This is not me, but it's how I sit and I love her shirt and her nail varnish and her glasses and her expression and her hair and her boots

Writing update: new starts, 2024

Image: this is not me, but it’s how
I sit and I love her boots.

This May, for the first time in a decade, I have time to write. I want to create a portfolio of new short fiction, generate a longer work (and submit it), and help someone in my family write their memoir. Usually, my time is gobbled up by the day job and supporting a large family — which is good, but doesn’t help my fiction — so this feels like a “once in a lifetime” opportunity!

I’ve done some prep work. Last summer, I enjoyed Tom Vowler’s 6-week short fiction course which I would recommend (lots of great content, challenges, and a solid reading list). I have some drafts from that course still waiting for my editorial attention.

In February, I spent a productive hour watching Kirsty Logan’s W&A masterclass: Writing Memoir: Where to Start and Where to End — I’ve included the link in case it runs again. This course challenged the spread of the memoir, and completing even just a couple of short exercises gave me new paragraphs and a renewed sense of focus. (I’m not writing a memoir, but I’m trying to help someone who is, and wanted to be present with constructive ideas.)

Forest app

In March, my son introduced me to Forest, a cute timer app. If I sit at my desk, write, take a call from a business partner, answer the door, bandage someone’s hurt finger, make a coffee and start writing again, I can’t expect the output to be the same as if I simply sit and write.
Forest is really just a cute stopwatch, but I like planting little trees and I think I’ll find it useful. Like many professionals, a lot of my interruptions are “real” — important, urgent, and worthwhile — but nevertheless, they are interruptions from the purist (and not always realistic) perspective of professional output. In the coming weeks, Forest will tell me how much time I’ve spent writing, versus prep/training/planning, finding publications, or brewing espresso… I hope I’ll always be there with the finger bandage, but many of the other distractions can and should wait.

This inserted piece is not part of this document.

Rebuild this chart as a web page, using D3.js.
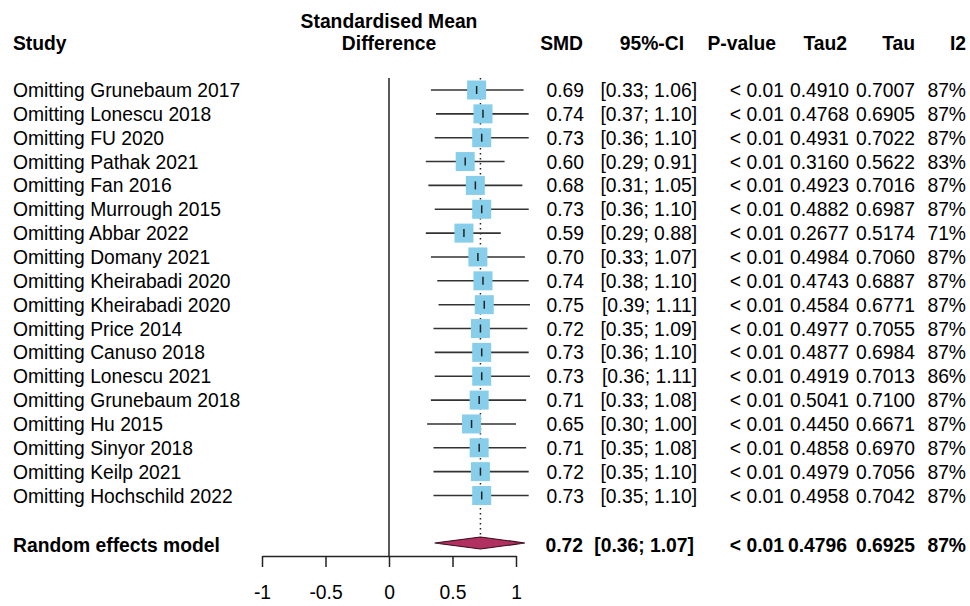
<!DOCTYPE html>
<html>
<head>
<meta charset="utf-8">
<script src="https://cdn.jsdelivr.net/npm/d3@7"></script>
<style>
  html, body { margin: 0; padding: 0; background: #fff; }
  svg { display: block; }
  text { font-family: "Liberation Sans", Arial, sans-serif; fill: #000; }
</style>
</head>
<body>
<svg id="chart" width="970" height="606"></svg>
<script>
// Leave-one-out sensitivity analysis (standardised mean difference)
const studies = [
  "Omitting Grunebaum 2017", "Omitting Lonescu 2018", "Omitting FU 2020",
  "Omitting Pathak 2021", "Omitting Fan 2016", "Omitting Murrough 2015",
  "Omitting Abbar 2022", "Omitting Domany 2021", "Omitting Kheirabadi 2020",
  "Omitting Kheirabadi 2020", "Omitting Price 2014", "Omitting Canuso 2018",
  "Omitting Lonescu 2021", "Omitting Grunebaum 2018", "Omitting Hu 2015",
  "Omitting Sinyor 2018", "Omitting Keilp 2021", "Omitting Hochschild 2022"
];
const smd   = [0.69, 0.74, 0.73, 0.60, 0.68, 0.73, 0.59, 0.70, 0.74, 0.75, 0.72, 0.73, 0.73, 0.71, 0.65, 0.71, 0.72, 0.73];
const ciLow = [0.33, 0.37, 0.36, 0.29, 0.31, 0.36, 0.29, 0.33, 0.38, 0.39, 0.35, 0.36, 0.36, 0.33, 0.30, 0.35, 0.35, 0.35];
const ciHigh = [1.06, 1.10, 1.10, 0.91, 1.05, 1.10, 0.88, 1.07, 1.10, 1.11, 1.09, 1.10, 1.11, 1.08, 1.00, 1.08, 1.10, 1.10];
const pValue = Array(18).fill("< 0.01");
const tau2  = ["0.4910", "0.4768", "0.4931", "0.3160", "0.4923", "0.4882", "0.2677", "0.4984", "0.4743", "0.4584", "0.4977", "0.4877", "0.4919", "0.5041", "0.4450", "0.4858", "0.4979", "0.4958"];
const tau   = ["0.7007", "0.6905", "0.7022", "0.5622", "0.7016", "0.6987", "0.5174", "0.7060", "0.6887", "0.6771", "0.7055", "0.6984", "0.7013", "0.7100", "0.6671", "0.6970", "0.7056", "0.7042"];
const i2    = ["87%", "87%", "87%", "83%", "87%", "87%", "71%", "87%", "87%", "87%", "87%", "87%", "86%", "87%", "87%", "87%", "87%", "87%"];

// Pooled random effects estimate
const pooledLabel = "Random effects model";
const pooled = { smd: 0.72, lo: 0.36, hi: 1.07, p: "< 0.01", tau2: "0.4796", tau: "0.6925", i2: "87%" };

const axisTicks = [-1, -0.5, 0, 0.5, 1];
const headers = ["SMD", "95%-CI", "P-value", "Tau2", "Tau", "I2"];

const FS = 19.3;
const svg = d3.select("#chart");

const x = d3.scaleLinear().domain([-1, 1]).range([262, 516]);
const y = d3.scaleLinear().domain([0, studies.length - 1]).range([90, 495.5]);
const pooledY = 543;
const axisY = 556;
const topY = 78;

const fmt2 = d3.format(".2f");

// headers
svg.append("text").attr("x", 13).attr("y", 50)
  .attr("font-size", FS).attr("font-weight", "bold").text("Study");
svg.append("text").attr("x", x(0)).attr("y", 28).attr("text-anchor", "middle")
  .attr("font-size", FS).attr("font-weight", "bold").text("Standardised Mean");
svg.append("text").attr("x", x(0)).attr("y", 50).attr("text-anchor", "middle")
  .attr("font-size", FS).attr("font-weight", "bold").text("Difference");

const headerRight = [583, 684, 776, 847, 915, 966];
headers.forEach((h, k) => {
  svg.append("text").attr("x", headerRight[k]).attr("y", 50)
    .attr("text-anchor", "end").attr("font-size", FS).attr("font-weight", "bold").text(h);
});

// reference line at zero
svg.append("line")
  .attr("x1", x(0)).attr("x2", x(0)).attr("y1", topY).attr("y2", axisY)
  .attr("stroke", "#222").attr("stroke-width", 1.5);

// dotted line at the pooled estimate
svg.append("line")
  .attr("x1", x(pooled.smd)).attr("x2", x(pooled.smd))
  .attr("y1", topY).attr("y2", pooledY - 6)
  .attr("stroke", "#222").attr("stroke-width", 1.5)
  .attr("stroke-dasharray", "1.5,3.5");

// study rows
const rows = svg.append("g").selectAll("g").data(studies).join("g");
const SQ = 19;

rows.append("line")
  .attr("x1", (d, i) => x(ciLow[i])).attr("x2", (d, i) => x(ciHigh[i]))
  .attr("y1", (d, i) => y(i)).attr("y2", (d, i) => y(i))
  .attr("stroke", "#333").attr("stroke-width", 1.6);

rows.append("rect")
  .attr("x", (d, i) => x(smd[i]) - SQ / 2).attr("y", (d, i) => y(i) - SQ / 2)
  .attr("width", SQ).attr("height", SQ)
  .attr("fill", "#87CEEB");

rows.append("line")
  .attr("x1", (d, i) => x(smd[i])).attr("x2", (d, i) => x(smd[i]))
  .attr("y1", (d, i) => y(i) - 4).attr("y2", (d, i) => y(i) + 4)
  .attr("stroke", "#222").attr("stroke-width", 1.5);

rows.append("text").attr("x", 13).attr("y", (d, i) => y(i) + 7)
  .attr("font-size", FS).text(d => d);

const colRight = [584, 697, 784, 849, 915, 966];
const colText = [
  i => fmt2(smd[i]),
  i => `[${fmt2(ciLow[i])}; ${fmt2(ciHigh[i])}]`,
  i => pValue[i],
  i => tau2[i],
  i => tau[i],
  i => i2[i]
];
colText.forEach((f, k) => {
  rows.append("text").attr("x", colRight[k]).attr("y", (d, i) => y(i) + 7)
    .attr("text-anchor", "end").attr("font-size", FS).text((d, i) => f(i));
});

// pooled diamond
const diamond = [
  [x(pooled.lo), pooledY], [x(pooled.smd), pooledY - 6],
  [x(pooled.hi), pooledY], [x(pooled.smd), pooledY + 6]
];
svg.append("path")
  .attr("d", d3.line()(diamond) + "Z")
  .attr("fill", "#B03060").attr("stroke", "#3a0a1c").attr("stroke-width", 1.2);

svg.append("text").attr("x", 13).attr("y", 552)
  .attr("font-size", FS).attr("font-weight", "bold").text(pooledLabel);

const pooledVals = [
  fmt2(pooled.smd), `[${fmt2(pooled.lo)}; ${fmt2(pooled.hi)}]`,
  pooled.p, pooled.tau2, pooled.tau, pooled.i2
];
const pooledRight = [583, 694, 784, 847, 915, 966];
pooledVals.forEach((v, k) => {
  svg.append("text").attr("x", pooledRight[k]).attr("y", 552)
    .attr("text-anchor", "end").attr("font-size", FS).attr("font-weight", "bold").text(v);
});

// x axis
const axis = d3.axisBottom(x)
  .tickValues(axisTicks)
  .tickSize(11).tickSizeOuter(0).tickPadding(18)
  .tickFormat(d => String(d));
const gAxis = svg.append("g").attr("transform", `translate(0,${axisY})`).call(axis);
gAxis.select(".domain").attr("stroke", "#222").attr("stroke-width", 1.5);
gAxis.selectAll(".tick line").attr("stroke", "#222").attr("stroke-width", 1.5);
gAxis.selectAll(".tick text")
  .attr("font-size", FS).attr("font-family", "'Liberation Sans', Arial, sans-serif")
  .attr("fill", "#000");
</script>
</body>
</html>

In April, just a couple of weeks ago, I woke up in the wee small hours with a story idea, and tapped it into Whatsapp. At 1am, it felt like the best idea in the world, by morning it felt stupid, and by the next afternoon, it looked like something I could work with. Writing’s like turning eggs into cakes — you go through some weird, inedible-looking stages, and it’s best not to over-think.

And now, it’s May, and I have two months to get productive. I’ll posts updates here… wish me luck?